Será esta uma das razões pela qual a citação, bem como a adaptação de fragmentos textuais de Dante aos mais variados contextos, o apoio na sua auctoritas, a tradução (também para latim e para dialecto), ou a apropriação mais ou menos discreta da letra dos seus versos, constituem um fenómeno cujas fronteiras são incomensuráveis. Mas se Santillana, Agrippa d’Aubigné, D. Manuel de Portugal, Tasso, Milton, Gogol, Joyce ou Pound não foram indiferentes às determinantes estruturais da Commedia, o traço que deu origem ao poema permanece irrepetível. Em âmbito crítico, a consagração do fenómeno literário de “petrarquizar” (de tal forma que o petrarquismo se define como código) contrasta com as reservas merecidas por uma prática de “dantizar”. Ao unilinguismo (aspiração a um absoluto estilístico, quer em vulgar, quer em latim); à unidade de tom e de léxico; à escassez de interesses linguísticos teoréticos; e à concentração em torno de um conjunto de textos fundamentais que caracterizam o labor de Petrarca, contrapõe-se, de acordo com o célebre paradigma de Contini, um Dante vinculado ao plurilinguismo (no plano estilístico e dos géneros literários); à pluralidade dos tons e estratos lexicais implicados; a um permanente interesse teorético; e a um incessante experimentalismo. Se Petrarca foi o primeiro imitador de si mesmo, dada a frequência com que retomou temas e estilemas cunhados por ele próprio, os seus sequazes exploraram as potencialidades oferecidas por um sistema linguístico-literário que tem por característica essencial a “repetibilidade” — enquanto absoluto. De outra forma, não é fácil delimitar um Dante que se repita a si próprio, em virtude da abertura e da atracção pela novidade que caracterizam o seu método de trabalho — enquanto marcas de um excesso. O absoluto de Petrarca é eterno e, como tal, circular e repetível, o excesso de Dante é o unicum que compreende também o efémero e o contingente, abrindo-se, como tal, à explicitação e ao comentário.
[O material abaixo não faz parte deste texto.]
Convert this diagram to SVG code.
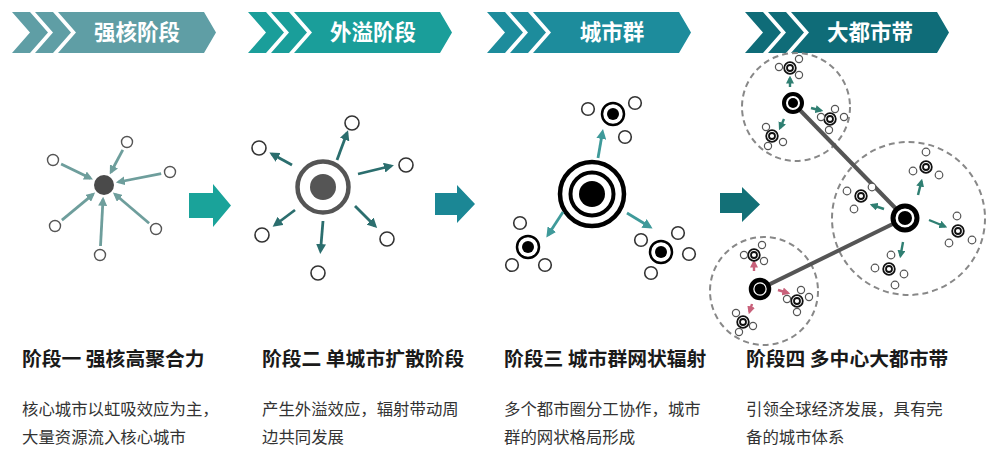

Assim se compreende a amplitude da exegese dantesca, que desde os primórdios do século XIV até hoje, não tem cessado de engrossar o seu caudal, estendendo-se aos mais diversos campos da crítica e do ensaísmo.

Neste sentido, poderemos admitir que, tal como Petrarca foi o primeiro petrarquista, assim Dante foi o primeiro comentador da sua própria obra, quando, na epístola que acompanha o envio a Can Grande della Scala da Comoedie sublimen canticam que decoratur titulo Paradisi, elabora uma apresentação geral do poema e uma interpretação dos versos iniciais do Paradiso. Os pressupostos metodológicos que enformam a sua leitura virão a ser posteriormente seguidos pelos muitos comentadores desta obra-prima da literatura mundial. Aliás, os critérios com base nos quais Dante justifica o título Commedia (ou melhor, Comedìa, em conformidade com a norma linguística trecentista) são formulados à margem dos parâmetros de uniformidade ditados pelas poéticas clássicas: uma obra cuja matéria é a principio horribilis et fetida e no fim desiderabilis et grata, escrita numa linguagem humilis, quia locutio uulgaris in qua et muliercule comunicant. O adjectivo divina, que não é do punho de Dante e pode induzir o leitor a interpretações erróneas, foi introduzido na tradição impressa por Ludovico Dolce, na edição veneziana de 1555. Na sequência de rigorosos estudos levados a cabo pelos filólogos que, no início do século, prepararam a edição nacional, foi definitivamente eliminado do seu título.

bibliografia

Daniele Mattalía, “Dante Alighieri”: I classici italiani nella storia della critica (1956); Francesco Maggini, “La critica dantesca dal ’300 ai nostri giorni”: Questioni e correnti di storia letteraria (1949); Giacinto Manuppella, Dantesca luso-brasileira. Subsídios para uma bibliografia da obra e do pensamento de Dante Alighieri (1966); Gianfranco Contini, Un’idea di Dante. Saggi danteschi (1992).